A booming economy and dwindling supply of homes for sale translated into a record year for Houston’s residential market.

Sales of single-family homes shot up 17.4 percent to 73,232 in 2013, The Houston Association of Realtors says in its latest monthly report.

That surpasses the previous annual high set in 2006, when 72,376 homes were sold across the region.

People are moving here for jobs – the Houston region created more than 86,000 last year – and they’re buying homes. The realty group’s stats show that is pushing inventory down and driving up prices.

The median home price hit $180,000 in 2013, up 9.4% over the $164,500 reported in 2012.

Houston ended the year setting all sorts of records for single-family home sales. Here are the some highlights:

Highest median sales price for a December.

  • The median price rose to $188,500 in December, up 10.9% over the Dec. 2012 median of $170,000. The median peaked at $192,410 in June.

Highest average sales price for a December.

  • The average price rose to $265,017, up 10.3% from $240,326 in December of 2012.

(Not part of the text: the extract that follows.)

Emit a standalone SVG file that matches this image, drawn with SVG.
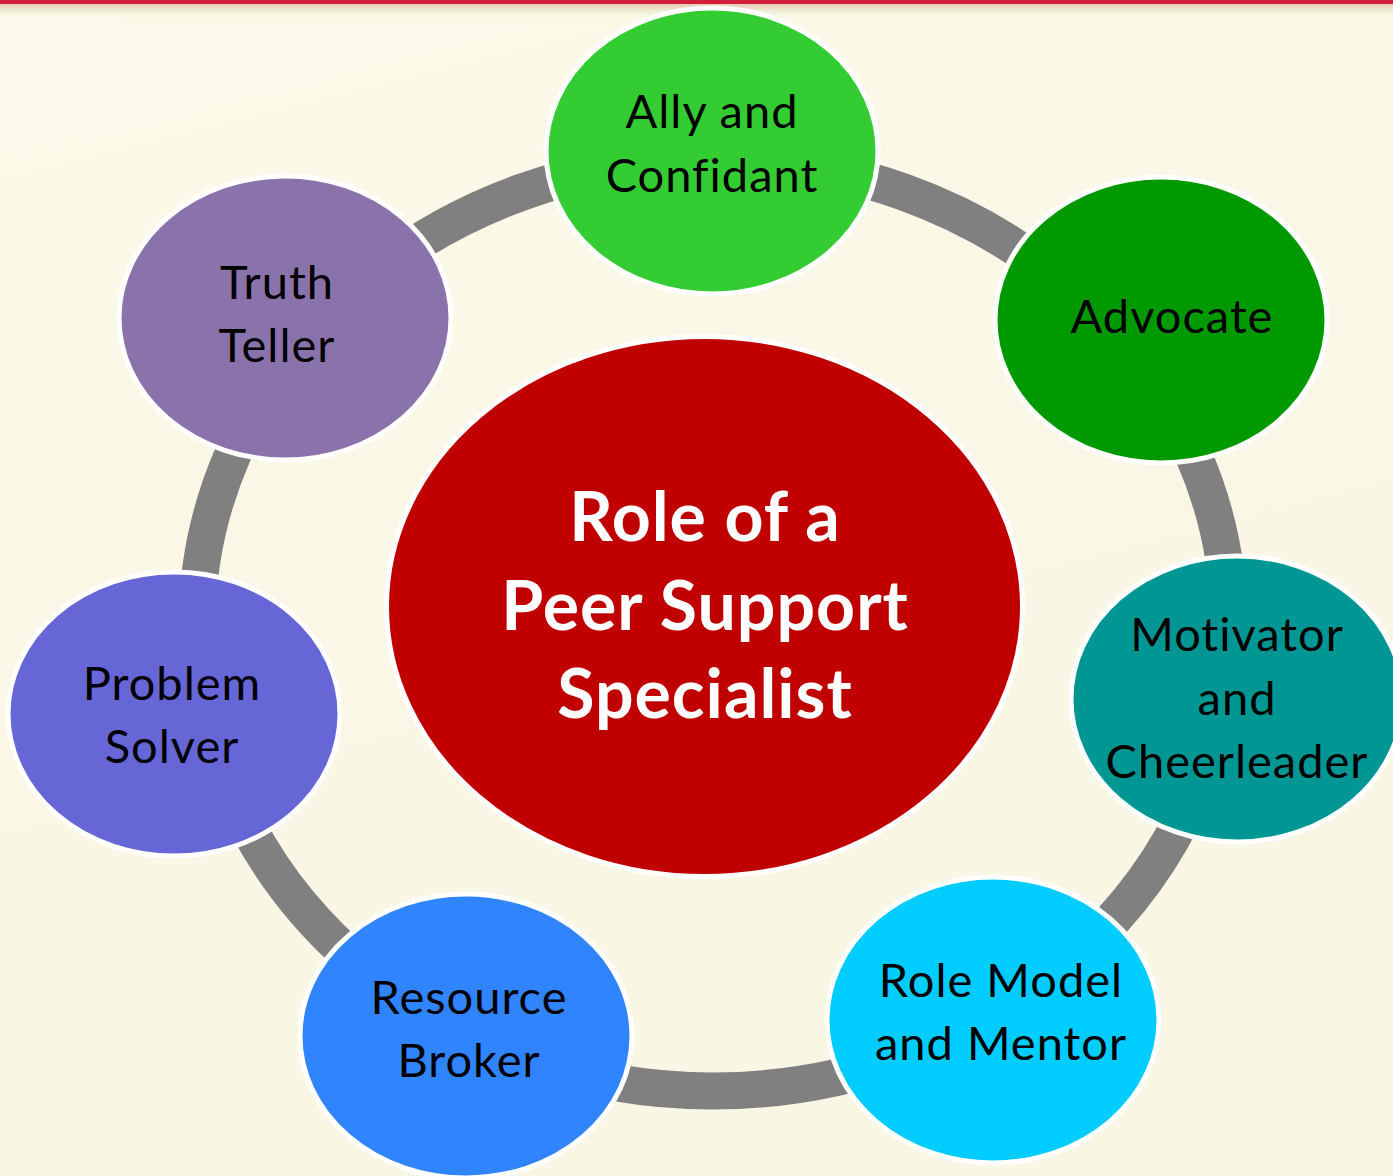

Lowest inventory on record.

  • The supply of houses on the market shrank to 2.6 months, meaning that’s how long it would take to sell everything on the market at the current pace. That’s down from 3.7 months in Dec. 2012 and 5.8 months in Dec. 2011. In a balanced market, inventory is about six months.

Larry Martin of Larry Martin Real Estate Services, who sells homes in the West University Place, Bellaire and Braes Heights areas, shared his outlook for 2014.

“I think its going to be pretty much more of the same unless something dramatic happens with interest rates,” Martin said. “That makes more inventory pop up because there’s less buyers.”

Will the prices continue to rise?

“It’s all about supply and demand,” Martin said. “If there’s not enough houses, they’re going to keep going up.”